Again and again Mr. Churchill moved to “report progress” (i. e. to adjourn) and getting no response from the Chancellor, spat out as he reiterated his proposal: “I hope that the Honorable Gentleman will indicate that he accepts this motion if only by a grunt!”

When Mr. Snowden only pursed his bloodless lips the tighter, Mr. Churchill complained to the Speaker that “the Chancellor is treating this House with insolence and offensiveness — I may say with supremely insolent indifference and contempt!”

Grinning once more as he saw another opening the Chancellor snarled back, “I have been charged with treating His Majesty’s Loyal Opposition with contempt. On the contrary, I have done my best to conceal and hide my contempt!”

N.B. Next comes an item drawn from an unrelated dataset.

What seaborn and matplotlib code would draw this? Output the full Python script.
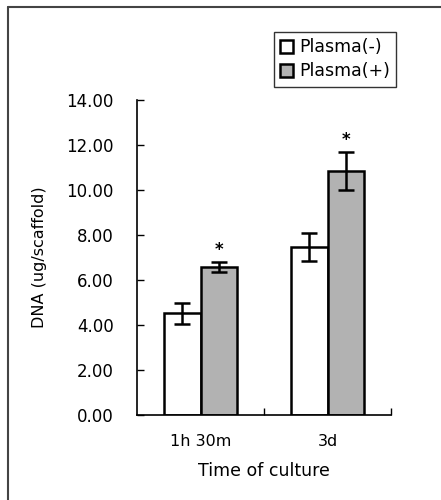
import seaborn as sns
import pandas as pd
import numpy as np
from matplotlib import pyplot as plt
from matplotlib.lines import Line2D

# values
times = ['1h 30m', '3d']
groups = ['Plasma(-)', 'Plasma(+)']
dna_minus = [4.53, 7.47]
dna_plus = [6.58, 10.84]
err_minus = [0.47, 0.62]
err_plus = [0.23, 0.84]
stars = ['', '*', '', '*']   # minus, plus for 1h 30m; minus, plus for 3d

df = pd.DataFrame({
    'time': times * 2,
    'group': [groups[0]] * 2 + [groups[1]] * 2,
    'dna': dna_minus + dna_plus,
    'err': err_minus + err_plus,
})

sns.set_theme(style='white')
plt.rcParams['font.family'] = ['DejaVu Sans']
plt.rcParams['text.color'] = 'black'
plt.rcParams['axes.labelcolor'] = 'black'
plt.rcParams['xtick.color'] = 'black'
plt.rcParams['ytick.color'] = 'black'
plt.rcParams['xtick.direction'] = 'in'
plt.rcParams['ytick.direction'] = 'in'

fig = plt.figure(figsize=(4.41, 5), dpi=100)
ax = fig.add_axes([0.311, 0.17, 0.576, 0.63])

sns.barplot(data=df, x='time', y='dna', hue='group', order=times, hue_order=groups,
            palette=['white', '#b2b2b2'], edgecolor='black', linewidth=1.8,
            width=0.58, errorbar=None, ax=ax)

# error bars and stars from bar patches
bars = [p for p in ax.patches if p.get_height() > 0][:4]
for i, g in enumerate(groups):
    sub = df[df['group'] == g].set_index('time').loc[times]
    for j, t in enumerate(times):
        p = bars[i * 2 + j]
        xc = p.get_x() + p.get_width() / 2
        ax.errorbar(xc, sub['dna'][t], yerr=sub['err'][t], color='black',
                    capsize=6, capthick=1.8, elinewidth=1.8)
        s = stars[j * 2 + i]
        if s:
            ax.text(xc, sub['dna'][t] + sub['err'][t] + 0.12, s, ha='center',
                    va='bottom', fontsize=12, fontweight='bold')

ax.set_ylim(0, 14)
ax.set_xlim(-0.5, 1.5)
ax.set_yticks(np.arange(0, 14.1, 2))
ax.set_yticklabels([f'{v:.2f}' for v in np.arange(0, 14.1, 2)])
ax.set_xticks([0, 1])
ax.set_xticks([0.5, 1.5], minor=True)
ax.tick_params(axis='x', which='major', length=0, pad=14, labelsize=11.5)
ax.tick_params(axis='x', which='minor', direction='in', length=5, width=1,
               bottom=True)
ax.tick_params(axis='y', direction='in', length=5, width=1, left=True,
               labelsize=12, pad=17)
sns.despine(ax=ax)
for sp in ['left', 'bottom']:
    ax.spines[sp].set_color('black')
    ax.spines[sp].set_linewidth(1.2)

ax.set_xlabel('Time of culture', fontsize=12.5, labelpad=9)
ax.set_ylabel('DNA (ug/scaffold)', fontsize=11.5, labelpad=14)

ax.legend(loc='upper right', bbox_to_anchor=(1.02, 1.215), fontsize=12.5,
          frameon=True, fancybox=False, edgecolor='black', handlelength=0.75,
          handleheight=0.75, handletextpad=0.35, borderpad=0.35, labelspacing=0.35,
          borderaxespad=0)
ax.get_legend().get_frame().set_linewidth(1.0)

# figure frame (left and top edges)
fig.add_artist(Line2D([0.018, 0.018], [0, 0.986], color='#444444', lw=1.5))
fig.add_artist(Line2D([0.018, 1.0], [0.986, 0.986], color='#444444', lw=1.5))

fig.savefig('out.png', dpi=100)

This adder sting touched off Sir Austen Chamberlain, be-monocled, correct and supremely supercilious Peace Prizeman (1926), whilom British Foreign Minister. Wagging a bony forefinger at the Chancellor he cried in shocked protest: “That remark in its tone and temper stands alone in the records of the House! The Right Honorable Gentleman is always ready to impute motives of such a character to the opposition and he has caused 300 gentlemen to sit up all night, not to do business, but for his own satisfaction.”

About this time a smell of frying bacon from the Parliamentary kitchen permeated the House, and so many members rushed out to breakfast that only desperate efforts by the whips maintained a quorum (40). With all but inhuman perseverance Mr. Snowden sat on, ignoring breakfast time, snarling through the long, hot morning, still relentless as noon approached and passed. Suddenly Mr. Churchill challenged on a minor issue, demanded a division (vote). In this emergency no tellers could be found. They had sneaked out to lunch. Triumphantly Snowden-baiter Churchill moved adjournment in this “emergency” and the Chancellor was forced to yield, sour-faced. As he left the Government Bench, triumphant Winnie Churchill shouted mockingly: “Snowden, you have met your Waterloo!”

Only female M. P. to sit through the entire afternoon, night and morning debate was Miss Ethel Bentham (Laborite). After less than two hours’ recess, the House convened again as the Committee of Supply, voted down a motion by Sir Austen Chamberlain to censure the Government for failing to alleviate unemployment. In the stodgy debate which followed (but got nowhere), Prime Minister MacDonald announced that, on the basis of a proposal by Liberal Leader David Lloyd George, the Liberal and Labor parties will pool their “best brains” in a conference to devise “work schemes.” Efforts had been made to induce the Conservatives into this conference, and to label unemployment before the House as “a non-partisan issue,” but Conservative Leader Stanley Baldwin shrewdly abstained from entanglement.

As usual dynamic Mr. Churchill had his say on unemployment—though not in the House of Commons. Rushing out to lecture at Oxford, bleary-eyed from loss of sleep, he proposed the creation of an “Economic Parliament.”

“Parliament would be well advised,” he lectured, pounding the rostrum, “to create a body subordinate to itself to assist in its deliberations to the utmost. The spectacle of economic subordinates debating day after day with a fearless detachment from public opinion all the most disputed questions of finance and trade and reaching conclusions by voting would be an innovation, but an innovation which could easily be embraced by our flexible constitutional system!”

In the U. S. such an economic parliament or congress might give Henry Ford or Samuel Insull, for example, a forum in which to argue before the nation what should be done with Muscle Shoals. In England a quite informal advisory council created by James Ramsay MacDonald (TIME, Feb. 24) and including such tycoons as Sir John Cadman (Chairman, Anglo-Persian Oil Co.), Sir Josiah Stamp (a Bank of England boardmember) has been debating the Empire’s economic problems, but on the quiet and without voting. What combat-loving Mr. Churchill seems to want is an economic arena in which tycoon will snarl at tycoon. Politician that he is, Mr. Churchill qualified his scheme by suggesting that members of the Economic Parliament should all be M. P.’s chosen by Parliament proper for their “high technical and business qualifications.” Mr. Churchill indicated his belief that about one fifth of his Parliamentary colleagues possess these “high qualifications” and could be safely drafted, (together with himself, no doubt) into the Economic Parliament.